- _EXERCISE DETAILS_: Provide an exact copy of the data, excluding the images.

....

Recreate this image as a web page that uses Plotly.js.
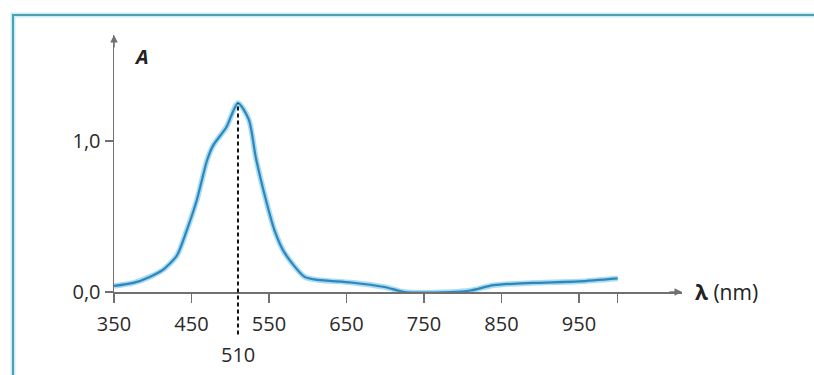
<!DOCTYPE html>
<html>
<head>
<meta charset="utf-8">
<script src="https://cdn.plot.ly/plotly-3.0.1.min.js"></script>
<style>
  html, body { margin: 0; padding: 0; background: #ffffff; }
  #chart { width: 814px; height: 375px; }
</style>
</head>
<body>
<div id="chart"></div>
<script>
// Data
const wavelength = [350, 375, 396, 414, 431, 444, 457, 470, 478, 495, 510, 524, 533, 546, 557, 570, 596, 613, 656, 699, 725, 785, 810, 840, 890, 950, 1000];
const absorbance = [0.04, 0.06, 0.10, 0.15, 0.24, 0.41, 0.61, 0.87, 0.97, 1.09, 1.25, 1.14, 0.89, 0.61, 0.41, 0.26, 0.10, 0.08, 0.063, 0.033, 0.0, 0.0, 0.01, 0.045, 0.06, 0.07, 0.09];

const xTickVals = [350, 450, 550, 650, 750, 850, 950, 1000];
const xTickText = ["350", "450", "550", "650", "750", "850", "950", ""];
const yTickVals = [0, 1];
const yTickText = ["0,0", "1,0"];

const xRange = [350, 1083];
const yRange = [0, 1.70];

const peakA = Math.max(...absorbance);
const peakLambda = wavelength[absorbance.indexOf(peakA)];

const axisColor = "#707070";
const textColor = "#2a2a2a";
const font = "Open Sans, Noto Sans, sans-serif";

const traces = [
  {
    x: wavelength, y: absorbance, type: "scatter", mode: "lines",
    line: { color: "rgba(130,205,240,0.7)", width: 5.5, shape: "spline", smoothing: 0.7 },
    hoverinfo: "skip", showlegend: false, cliponaxis: false
  },
  {
    x: wavelength, y: absorbance, type: "scatter", mode: "lines",
    line: { color: "#2f86b8", width: 2.2, shape: "spline", smoothing: 0.7 },
    showlegend: false, cliponaxis: false
  }
];

const layout = {
  width: 814, height: 375,
  margin: { l: 114, r: 132, t: 35, b: 83 },
  paper_bgcolor: "#ffffff",
  plot_bgcolor: "rgba(0,0,0,0)",
  font: { family: font, color: textColor, size: 20 },
  xaxis: {
    range: xRange, showgrid: false, zeroline: false,
    showline: true, linecolor: axisColor, linewidth: 1.5,
    ticks: "outside", ticklen: 9, tickwidth: 1.5, tickcolor: axisColor,
    tickvals: xTickVals, ticktext: xTickText, ticklabelstandoff: 4,
    tickfont: { family: font, size: 20, color: textColor },
    fixedrange: true
  },
  yaxis: {
    range: yRange, showgrid: false, zeroline: false,
    showline: true, linecolor: axisColor, linewidth: 1.5,
    ticks: "outside", ticklen: 8, tickwidth: 1.5, tickcolor: axisColor,
    tickvals: yTickVals, ticktext: yTickText,
    tickfont: { family: font, size: 20, color: textColor },
    fixedrange: true
  },
  shapes: [
    // frame glow
    { type: "rect", xref: "paper", yref: "paper", x0: -0.1778, x1: 2, y0: -1, y1: 1.078,
      line: { color: "rgba(150,225,240,0.55)", width: 5 }, layer: "below" },
    // frame
    { type: "rect", xref: "paper", yref: "paper", x0: -0.1778, x1: 2, y0: -1, y1: 1.078,
      line: { color: "#4f9fae", width: 2 }, layer: "below" },
    // dashed drop line at the peak
    { type: "line", xref: "x", yref: "paper", x0: peakLambda, x1: peakLambda,
      y0: -0.165, y1: peakA / yRange[1],
      line: { color: "#111111", width: 2, dash: "4px,3px" } }
  ],
  annotations: [
    // y-axis arrowhead
    { xref: "x", yref: "paper", x: xRange[0], y: 1, ax: 0, ay: 14, text: "",
      showarrow: true, arrowhead: 2, arrowsize: 1, arrowwidth: 1.5, arrowcolor: axisColor },
    // x-axis arrowhead
    { xref: "paper", yref: "y", x: 1, y: 0, ax: -14, ay: 0, text: "",
      showarrow: true, arrowhead: 2, arrowsize: 1, arrowwidth: 1.5, arrowcolor: axisColor },
    { xref: "paper", yref: "paper", x: 0.0317, y: 0.918, xanchor: "left", yanchor: "middle",
      text: "<b><i>A</i></b>", showarrow: false, font: { family: font, size: 20, color: "#222222" } },
    { xref: "paper", yref: "paper", x: 1.019, y: 0, xanchor: "left", yanchor: "middle",
      text: "<b>λ</b> (nm)", showarrow: false, font: { family: font, size: 21, color: "#222222" } },
    { xref: "x", yref: "paper", x: peakLambda, y: -0.245, xanchor: "center", yanchor: "middle",
      text: String(peakLambda), showarrow: false, font: { family: font, size: 20, color: textColor } }
  ]
};

Plotly.newPlot("chart", traces, layout, { displayModeBar: false, staticPlot: true });
</script>
</body>
</html>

....

- _THE SOLUTION_:
Recreate this image as a web page that uses Plotly.js.
<!DOCTYPE html>
<html>
<head>
<meta charset="utf-8">
<script src="https://cdn.plot.ly/plotly-3.0.1.min.js"></script>
<style>
  html, body { margin: 0; padding: 0; background: #ffffff; }
  #chart { width: 814px; height: 375px; }
</style>
</head>
<body>
<div id="chart"></div>
<script>
// Data
const wavelength = [350, 375, 396, 414, 431, 444, 457, 470, 478, 495, 510, 524, 533, 546, 557, 570, 596, 613, 656, 699, 725, 785, 810, 840, 890, 950, 1000];
const absorbance = [0.04, 0.06, 0.10, 0.15, 0.24, 0.41, 0.61, 0.87, 0.97, 1.09, 1.25, 1.14, 0.89, 0.61, 0.41, 0.26, 0.10, 0.08, 0.063, 0.033, 0.0, 0.0, 0.01, 0.045, 0.06, 0.07, 0.09];

const xTickVals = [350, 450, 550, 650, 750, 850, 950, 1000];
const xTickText = ["350", "450", "550", "650", "750", "850", "950", ""];
const yTickVals = [0, 1];
const yTickText = ["0,0", "1,0"];

const xRange = [350, 1083];
const yRange = [0, 1.70];

const peakA = Math.max(...absorbance);
const peakLambda = wavelength[absorbance.indexOf(peakA)];

const axisColor = "#707070";
const textColor = "#2a2a2a";
const font = "Open Sans, Noto Sans, sans-serif";

const traces = [
  {
    x: wavelength, y: absorbance, type: "scatter", mode: "lines",
    line: { color: "rgba(130,205,240,0.7)", width: 5.5, shape: "spline", smoothing: 0.7 },
    hoverinfo: "skip", showlegend: false, cliponaxis: false
  },
  {
    x: wavelength, y: absorbance, type: "scatter", mode: "lines",
    line: { color: "#2f86b8", width: 2.2, shape: "spline", smoothing: 0.7 },
    showlegend: false, cliponaxis: false
  }
];

const layout = {
  width: 814, height: 375,
  margin: { l: 114, r: 132, t: 35, b: 83 },
  paper_bgcolor: "#ffffff",
  plot_bgcolor: "rgba(0,0,0,0)",
  font: { family: font, color: textColor, size: 20 },
  xaxis: {
    range: xRange, showgrid: false, zeroline: false,
    showline: true, linecolor: axisColor, linewidth: 1.5,
    ticks: "outside", ticklen: 9, tickwidth: 1.5, tickcolor: axisColor,
    tickvals: xTickVals, ticktext: xTickText, ticklabelstandoff: 4,
    tickfont: { family: font, size: 20, color: textColor },
    fixedrange: true
  },
  yaxis: {
    range: yRange, showgrid: false, zeroline: false,
    showline: true, linecolor: axisColor, linewidth: 1.5,
    ticks: "outside", ticklen: 8, tickwidth: 1.5, tickcolor: axisColor,
    tickvals: yTickVals, ticktext: yTickText,
    tickfont: { family: font, size: 20, color: textColor },
    fixedrange: true
  },
  shapes: [
    // frame glow
    { type: "rect", xref: "paper", yref: "paper", x0: -0.1778, x1: 2, y0: -1, y1: 1.078,
      line: { color: "rgba(150,225,240,0.55)", width: 5 }, layer: "below" },
    // frame
    { type: "rect", xref: "paper", yref: "paper", x0: -0.1778, x1: 2, y0: -1, y1: 1.078,
      line: { color: "#4f9fae", width: 2 }, layer: "below" },
    // dashed drop line at the peak
    { type: "line", xref: "x", yref: "paper", x0: peakLambda, x1: peakLambda,
      y0: -0.165, y1: peakA / yRange[1],
      line: { color: "#111111", width: 2, dash: "4px,3px" } }
  ],
  annotations: [
    // y-axis arrowhead
    { xref: "x", yref: "paper", x: xRange[0], y: 1, ax: 0, ay: 14, text: "",
      showarrow: true, arrowhead: 2, arrowsize: 1, arrowwidth: 1.5, arrowcolor: axisColor },
    // x-axis arrowhead
    { xref: "paper", yref: "y", x: 1, y: 0, ax: -14, ay: 0, text: "",
      showarrow: true, arrowhead: 2, arrowsize: 1, arrowwidth: 1.5, arrowcolor: axisColor },
    { xref: "paper", yref: "paper", x: 0.0317, y: 0.918, xanchor: "left", yanchor: "middle",
      text: "<b><i>A</i></b>", showarrow: false, font: { family: font, size: 20, color: "#222222" } },
    { xref: "paper", yref: "paper", x: 1.019, y: 0, xanchor: "left", yanchor: "middle",
      text: "<b>λ</b> (nm)", showarrow: false, font: { family: font, size: 21, color: "#222222" } },
    { xref: "x", yref: "paper", x: peakLambda, y: -0.245, xanchor: "center", yanchor: "middle",
      text: String(peakLambda), showarrow: false, font: { family: font, size: 20, color: textColor } }
  ]
};

Plotly.newPlot("chart", traces, layout, { displayModeBar: false, staticPlot: true });
</script>
</body>
</html>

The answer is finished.